Scodari, Christine and Jenna Felder. "Creating a pocket universe: "Shippers," fan fiction, and The X-Files online." Communication Studies 51.3 (2000): 238-258.

Thomas, Angela. "Blurring and Breaking Through the Boundaries of Narrative, Literacy, and Identity in Adolescent Fan Fiction." A New Literacies Sampler. Ed. Michele Knobel and Colin Lankshear. New York: Peter Lang, 2007. 137-165.

Young, Cathy. "The Fan Fiction Phenomena." Reason 38.9 (2007): 14-15.

Tuesday, December 8, 2009

Conclusions & implications

In the first place, of course, not only am I studying fanfiction and the space in which it exists (fandom is an integral part of fanfiction, naturally, since the latter can't really exist without the former), I'm also studying myself and my experiences. That...makes it just a little difficult, given that I'm then analyzing myself, a subject I can't approach with any degree of objectivity. That seems to be part of the point of an autoethnography, if Ellis and Bochner's "Analyzing Analytic Autoethnography: An Autopsy" is any indication, and my closeness with my own work and the connections I've made with others through fandom makes some analytical objectivity even harder to achieve. I can look at certain parts of fandom in sometimes tolerant or alarmed amusement (or just plain alarm with a side of disgust, when it comes to the inordinately large amount of crazy in the Twilight fandom...), but I can't be detached.

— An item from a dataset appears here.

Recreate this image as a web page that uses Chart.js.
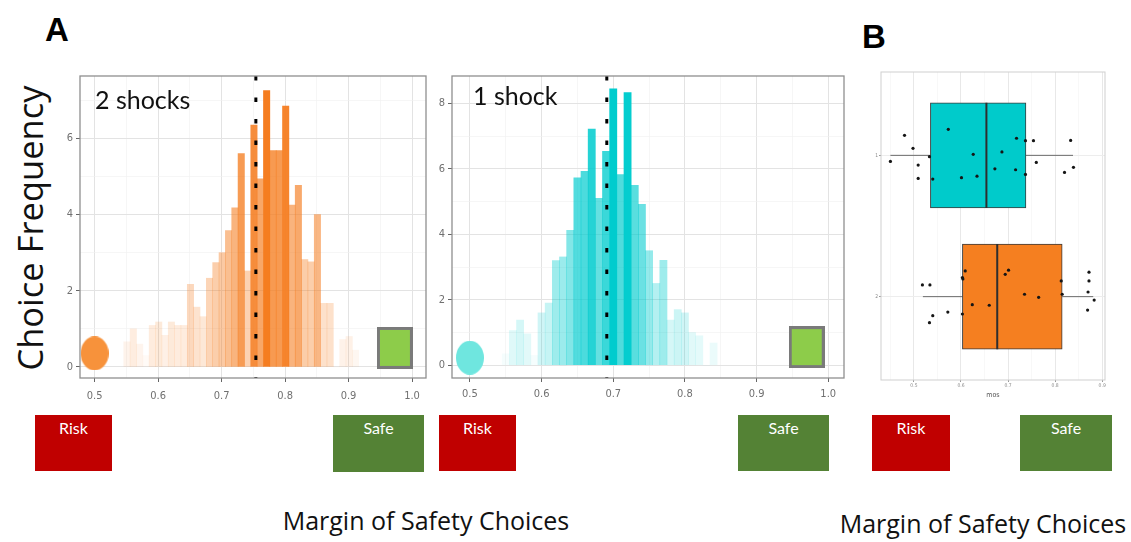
<!DOCTYPE html>
<html><head><meta charset="utf-8">
<script src="https://cdn.jsdelivr.net/npm/chart.js@4.4.1/dist/chart.umd.min.js"></script>
<style>
html,body{margin:0;padding:0;background:#fff;}
#root{position:relative;width:1131px;height:542px;overflow:hidden;background:#fff;font-family:Lato,'Open Sans',sans-serif;color:#111;}
.panel{position:absolute;}
.txt{position:absolute;line-height:1;white-space:nowrap;}
.letter{font-family:'Liberation Sans','DejaVu Sans',sans-serif;font-weight:bold;font-size:33px;color:#000;}
.tag{position:absolute;color:#fff;font-size:16px;line-height:1;text-align:center;padding-top:5px;box-sizing:border-box;font-family:Lato,sans-serif;}
.risk{background:#C00000;}
.safe{background:#548235;}
.big{font-family:'Open Sans',Lato,sans-serif;}
</style></head>
<body><div id="root">
  <div class="txt letter" style="left:45px;top:13px;">A</div>
  <div class="txt letter" style="left:862px;top:20px;">B</div>
  <div class="txt big" style="left:-120px;top:208px;width:300px;height:40px;line-height:40px;text-align:center;font-size:34.5px;transform:rotate(-90deg);">Choice Frequency</div>

  <div class="panel" style="left:50px;top:60px;width:392px;height:350px;"><canvas id="c1"></canvas></div>
  <div class="panel" style="left:420px;top:60px;width:440px;height:350px;"><canvas id="c2"></canvas></div>
  <div class="panel" style="left:855px;top:60px;width:270px;height:345px;"><canvas id="c3"></canvas></div>

  <div class="txt" style="left:95px;top:87px;font-size:25px;">2 shocks</div>
  <div class="txt" style="left:473px;top:83px;font-size:25px;">1 shock</div>

  <div class="tag risk" style="left:35px;top:415px;width:77px;height:56px;">Risk</div>
  <div class="tag safe" style="left:333px;top:415px;width:91px;height:57px;">Safe</div>
  <div class="tag risk" style="left:439px;top:415px;width:77px;height:56px;">Risk</div>
  <div class="tag safe" style="left:738px;top:415px;width:91px;height:56px;">Safe</div>
  <div class="tag risk" style="left:872px;top:415px;width:78px;height:56px;">Risk</div>
  <div class="tag safe" style="left:1020px;top:415px;width:92px;height:56px;">Safe</div>

  <div class="txt big" style="left:226px;top:508px;width:400px;text-align:center;font-size:25px;">Margin of Safety Choices</div>
  <div class="txt big" style="left:783px;top:511px;width:400px;text-align:center;font-size:25px;">Margin of Safety Choices</div>
</div>
<script>
// ---------------- data ----------------
const xTickLabels = ['0.5','0.6','0.7','0.8','0.9','1.0'];
const xMajorTicks = [0.5, 0.6, 0.7, 0.8, 0.9, 1.0];
const xMinorTicks = [0.55, 0.65, 0.75, 0.85, 0.95];

// 2 shocks histogram
const twoShockBins = [0.551,0.561,0.571,0.581,0.591,0.601,0.611,0.621,0.631,0.641,0.651,0.661,0.671,0.681,0.691,0.701,0.711,0.721,0.731,0.741,0.751,0.761,0.771,0.781,0.791,0.801,0.811,0.821,0.831,0.841,0.851,0.861,0.871,0.881,0.891,0.901,0.911];
const twoShockFreq = [0.66,1.0,0.6,0.3,1.09,1.18,0.83,1.18,1.09,1.09,2.17,1.57,1.32,2.33,2.74,3.0,3.58,4.18,5.6,2.52,6.35,4.94,7.26,5.68,5.68,6.85,4.25,4.77,2.82,2.76,4.0,1.67,1.67,0,0.72,0.8,0.44];
const twoShockMean = 0.754;
const twoShockYMajor = [0, 2, 4, 6];
const twoShockYMinor = [1, 3, 5, 7];
const twoShockRisk = {x: 0.5, y: 0.355};
const twoShockSafe = {x: 0.973, y: 0.5};

// 1 shock histogram
const oneShockBins = [0.55,0.56,0.57,0.58,0.59,0.60,0.61,0.62,0.63,0.64,0.65,0.66,0.67,0.68,0.69,0.70,0.71,0.72,0.73,0.74,0.75,0.76,0.77,0.78,0.79,0.80,0.81,0.82,0.83,0.84];
const oneShockFreq = [0.35,1.06,1.38,0.96,0.3,1.6,1.9,3.2,3.31,4.12,5.73,5.93,7.22,5.1,6.54,8.45,5.83,8.33,5.5,4.92,3.5,2.5,3.21,1.38,1.7,1.6,1.0,0.9,0,0.68];
const oneShockMean = 0.691;
const oneShockYMajor = [0, 2, 4, 6, 8];
const oneShockYMinor = [1, 3, 5, 7];
const oneShockRisk = {x: 0.5, y: 0.23};
const oneShockSafe = {x: 0.970, y: 0.555};

// B: box plots (row 1 = 1 shock, row 2 = 2 shocks)
const boxRows = [1, 2];
const boxRowLabels = ['1', '2'];
const boxQ1 = [0.535, 0.603];
const boxMedian = [0.654, 0.677];
const boxQ3 = [0.738, 0.815];
const whiskerLow = [0.450, 0.519];
const whiskerHigh = [0.838, 0.881];
const boxXMajor = [0.5, 0.6, 0.7, 0.8, 0.9];
const boxXMinor = [0.45, 0.55, 0.65, 0.75, 0.85];
const oneShockSubjX = [0.480,0.573,0.498,0.450,0.509,0.533,0.509,0.540,0.601,0.626,0.634,0.672,0.687,0.716,0.718,0.737,0.737,0.754,0.760,0.820,0.833,0.839];
const oneShockSubjY = [0.858,0.816,0.950,1.043,1.069,1.009,1.163,1.168,1.158,0.993,1.147,1.095,0.976,1.102,0.879,0.896,1.135,0.896,1.050,1.121,0.894,1.085];
const twoShockSubjX = [0.518,0.534,0.540,0.533,0.572,0.603,0.604,0.609,0.603,0.624,0.660,0.694,0.701,0.735,0.765,0.813,0.815,0.872,0.872,0.870,0.869,0.883];
const twoShockSubjY = [1.917,1.917,2.135,2.184,2.109,1.865,1.875,1.818,2.123,2.057,2.061,1.842,1.813,1.983,2.005,1.889,1.983,1.827,1.889,1.967,2.095,2.024];

// ---------------- styles ----------------
const ORANGE = [245, 125, 32];
const CYAN = [0, 204, 206];
const tickFont = "'Liberation Sans Narrow','DejaVu Sans Condensed','Liberation Sans',sans-serif";
const BOX_HALF = 0.372; // half box height in row units (matches barThickness)

function rgba(c, a) { return 'rgba(' + c[0] + ',' + c[1] + ',' + c[2] + ',' + a.toFixed(3) + ')'; }
function isIn(list, v) { return list.some(m => Math.abs(m - v) < 1e-6); }

function ellipseMarker(w, h, color) {
  const c = document.createElement('canvas'); c.width = w; c.height = h;
  const g = c.getContext('2d'); g.fillStyle = color;
  g.beginPath(); g.ellipse(w / 2, h / 2, w / 2, h / 2, 0, 0, Math.PI * 2); g.fill();
  return c;
}
function rectMarker(w, h, fill, stroke, lw) {
  const c = document.createElement('canvas'); c.width = w; c.height = h;
  const g = c.getContext('2d'); g.fillStyle = fill; g.fillRect(0, 0, w, h);
  g.strokeStyle = stroke; g.lineWidth = lw; g.strokeRect(lw / 2, lw / 2, w - lw, h - lw);
  return c;
}

const framePlugin = {
  id: 'frame',
  afterDraw(chart, args, opts) {
    const a = chart.chartArea, ctx = chart.ctx;
    ctx.save(); ctx.strokeStyle = opts.color || '#888'; ctx.lineWidth = opts.width || 1;
    ctx.strokeRect(a.left, a.top, a.right - a.left, a.bottom - a.top);
    ctx.restore();
  }
};
Chart.register(framePlugin);

function gridOpts(major, majorColor, minorColor, tickColor, tickLen) {
  return {
    offset: false,
    color: c => (c.tick && isIn(major, c.tick.value)) ? majorColor : minorColor,
    lineWidth: c => (c.tick && isIn(major, c.tick.value)) ? 1 : 0.6,
    tickColor: c => (c.tick && isIn(major, c.tick.value)) ? tickColor : 'rgba(0,0,0,0)',
    tickLength: tickLen, drawTicks: true
  };
}

function histogram(id, cfg) {
  const max = Math.max(...cfg.freq);
  return new Chart(document.getElementById(id), {
    type: 'bar',
    data: { datasets: [
      { type: 'line', data: [{x: cfg.mean, y: cfg.yMax}, {x: cfg.mean, y: cfg.yMin}],
        borderColor: '#000', borderWidth: 3, borderDash: [4.5, 17], borderCapStyle: 'butt',
        pointRadius: 0, order: 0 },
      { type: 'scatter', data: [cfg.risk], pointStyle: ellipseMarker(28, 34, cfg.riskColor), pointRadius: 15, order: 1 },
      { type: 'scatter', data: [cfg.safe], pointStyle: rectMarker(36, 42, '#8DCC4A', '#7a7a7a', 3), pointRadius: 15, order: 1 },
      { type: 'bar', data: cfg.bins.map((b, i) => ({x: b, y: cfg.freq[i]})),
        backgroundColor: cfg.freq.map(v => rgba(cfg.rgb, Math.max(0.04, v / max))),
        barPercentage: 1, categoryPercentage: 1, borderWidth: 0, order: 2 }
    ]},
    options: {
      responsive: true, maintainAspectRatio: false, animation: false,
      layout: { padding: { top: cfg.padTop, right: cfg.padRight, left: 0, bottom: 0 } },
      plugins: { legend: { display: false }, tooltip: { enabled: false }, frame: { color: '#8f8f8f', width: 1.3 } },
      scales: {
        x: {
          type: 'linear', min: cfg.xMin, max: cfg.xMax, offset: false,
          afterBuildTicks: s => { s.ticks = xMajorTicks.concat(xMinorTicks).sort((a, b) => a - b).map(v => ({value: v})); },
          afterFit: s => { s.height = cfg.xAxisH; },
          grid: gridOpts(xMajorTicks, '#e3e3e3', '#f0f0f0', '#666', 4),
          border: { display: false },
          ticks: { autoSkip: false, maxRotation: 0, minRotation: 0, padding: cfg.xPad, color: '#707070',
            font: { family: tickFont, size: 11 },
            callback: v => { const i = xMajorTicks.findIndex(m => Math.abs(m - v) < 1e-6); return i < 0 ? '' : xTickLabels[i]; } }
        },
        y: {
          type: 'linear', min: cfg.yMin, max: cfg.yMax,
          afterBuildTicks: s => { s.ticks = cfg.yMajor.concat(cfg.yMinor).sort((a, b) => a - b).map(v => ({value: v})); },
          afterFit: s => { s.width = cfg.yAxisW; },
          grid: gridOpts(cfg.yMajor, '#e3e3e3', '#f0f0f0', '#666', 4),
          border: { display: false },
          ticks: { autoSkip: false, padding: 3, color: '#707070', font: { family: tickFont, size: 11 },
            callback: v => isIn(cfg.yMajor, v) ? String(Math.round(v)) : '' }
        }
      }
    }
  });
}

histogram('c1', {
  bins: twoShockBins, freq: twoShockFreq, mean: twoShockMean, rgb: ORANGE,
  risk: twoShockRisk, safe: twoShockSafe, riskColor: '#F7923B',
  yMajor: twoShockYMajor, yMinor: twoShockYMinor,
  xMin: 0.477, xMax: 1.022, yMin: -0.29, yMax: 7.64,
  padTop: 13, padRight: 10, xAxisH: 32, yAxisW: 30, xPad: 8
});
histogram('c2', {
  bins: oneShockBins, freq: oneShockFreq, mean: oneShockMean, rgb: CYAN,
  risk: oneShockRisk, safe: oneShockSafe, riskColor: '#6FE6DF',
  yMajor: oneShockYMajor, yMinor: oneShockYMinor,
  xMin: 0.475, xMax: 1.022, yMin: -0.39, yMax: 8.84,
  padTop: 13, padRight: 11, xAxisH: 32, yAxisW: 32, xPad: 6
});

// ---------------- panel B ----------------
const boxFill = ['#00CBCB', '#F57F20'];
const boxDatasets = [];
boxDatasets.push({ type: 'scatter', data: oneShockSubjX.map((x, i) => ({x, y: oneShockSubjY[i]})),
  pointRadius: 1.6, pointBackgroundColor: '#151515', pointBorderWidth: 0, order: 0 });
boxDatasets.push({ type: 'scatter', data: twoShockSubjX.map((x, i) => ({x, y: twoShockSubjY[i]})),
  pointRadius: 1.6, pointBackgroundColor: '#151515', pointBorderWidth: 0, order: 0 });
boxRows.forEach((r, i) => {
  boxDatasets.push({ type: 'line', data: [{x: boxMedian[i], y: r - BOX_HALF}, {x: boxMedian[i], y: r + BOX_HALF}],
    borderColor: '#2e2e2e', borderWidth: 2, pointRadius: 0, order: 1 });
  boxDatasets.push({ type: 'line', data: [{x: whiskerLow[i], y: r}, {x: boxQ1[i], y: r}],
    borderColor: '#6a6a6a', borderWidth: 1, pointRadius: 0, order: 3 });
  boxDatasets.push({ type: 'line', data: [{x: boxQ3[i], y: r}, {x: whiskerHigh[i], y: r}],
    borderColor: '#6a6a6a', borderWidth: 1, pointRadius: 0, order: 3 });
});
boxDatasets.push({ type: 'bar', indexAxis: 'y',
  data: boxRows.map((r, i) => ({y: r, x: [boxQ1[i], boxQ3[i]]})),
  backgroundColor: boxFill, borderColor: '#3a3a3a', borderWidth: 1, borderSkipped: false,
  barThickness: 105, order: 2 });

new Chart(document.getElementById('c3'), {
  type: 'bar',
  data: { datasets: boxDatasets },
  options: {
    indexAxis: 'y',
    responsive: true, maintainAspectRatio: false, animation: false,
    layout: { padding: { top: 12, right: 20, left: 0, bottom: 0 } },
    plugins: { legend: { display: false }, tooltip: { enabled: false }, frame: { color: '#cfcfcf', width: 1 } },
    scales: {
      x: {
        type: 'linear', min: 0.43, max: 0.906, offset: false,
        afterBuildTicks: s => { s.ticks = boxXMajor.concat(boxXMinor).sort((a, b) => a - b).map(v => ({value: v})); },
        afterFit: s => { s.height = 25; },
        grid: gridOpts(boxXMajor, '#e8e8e8', '#f3f3f3', '#999', 2),
        border: { display: false },
        ticks: { autoSkip: false, maxRotation: 0, padding: 1, color: '#8a8a8a', font: { family: tickFont, size: 5 },
          callback: v => isIn(boxXMajor, v) ? v.toFixed(1) : '' },
        title: { display: true, text: 'mos', color: '#555', font: { family: tickFont, size: 7 }, padding: { top: 0, bottom: 6 } }
      },
      y: {
        type: 'linear', min: 0.41, max: 2.59, reverse: true, offset: false,
        afterBuildTicks: s => { s.ticks = boxRows.map(v => ({value: v})); },
        afterFit: s => { s.width = 26; },
        grid: { offset: false, color: '#ededed', lineWidth: 1, tickColor: '#999', tickLength: 2 },
        border: { display: false },
        ticks: { autoSkip: false, padding: 1, color: '#8a8a8a', font: { family: tickFont, size: 5 },
          callback: v => { const i = boxRows.indexOf(Math.round(v)); return i < 0 ? '' : boxRowLabels[i]; } }
      }
    }
  }
});
</script>
</body></html>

That, more than anything else, makes my project different from the normal in studies of fanfiction, and it's my biggest reason for wanting to continue this project in one way or another: the vast majority of academic views of fanfiction come from an outsider's perspective, rarely looking at the value the community itself places on certain aspects of fanfiction, at what is and is not valued in the community, what practices are applauded and derided and why, what quality fanfiction looks like and who writes and reads it. Articles from an insider perspective do exist, but they tend to be short pieces written for a popular audience rather than in-depth studies of the fanfiction community and its practices, which means that such in-depth studies tend to misrepresent or ignore aspects of that community. Black's article on English language learners, for instance, fails to situate the fanfic she studies in a larger context, in that the conventions of fanfiction.net and the anime fandom have some distinct differences from other parts of fandom--some of the author's practices are actually frowned upon within fandom, and her writing itself is fairly mediocre, compared to publication-quality work produced by some fanwriters. It's still better than average, however, particularly compared to others in her age group, and the fact that she's highly receptive to critical feedback is itself unusual, two pertinent facts that Black seems to overlook. That sense of widespread fan practices and conventions would help set apart an insider perspective from an outsider's.

Some existing studies do take a somewhat more critical approach, pointing out some of the downfalls to fanfiction without condemning it across the board, but there's still a lack of this sort of study. Pointing out that fanfiction should be held to the same standards as original writing and listing some of the pitfalls of bad fanfiction is one thing, but the majority of fanwriters just don't care enough to get a beta reader to "help budding writers avoid these embarrassing gaffs," and only an insider perspective will tell you what is and isn't typical in the fanwriting community. The practice of beta reading would itself be an interesting focus of study, as would the practice of "sporking" bad fanfic (mocking them in the manner of Mystery Science Theater 3000, essentially), but these practices aren't likely to be on the radar of a community outsider.

Expanding on fanfiction studies from an insider's perspective could help open this field up to more exploration from those who already have a stake in it, which would be valuable in and of itself--rather than speculating on why certain groups write certain kinds of fanfic, those writers themselves could enter the academic arena to examine the practices of their own community. Dismantling misconceptions, it seems to me, is always worthwhile.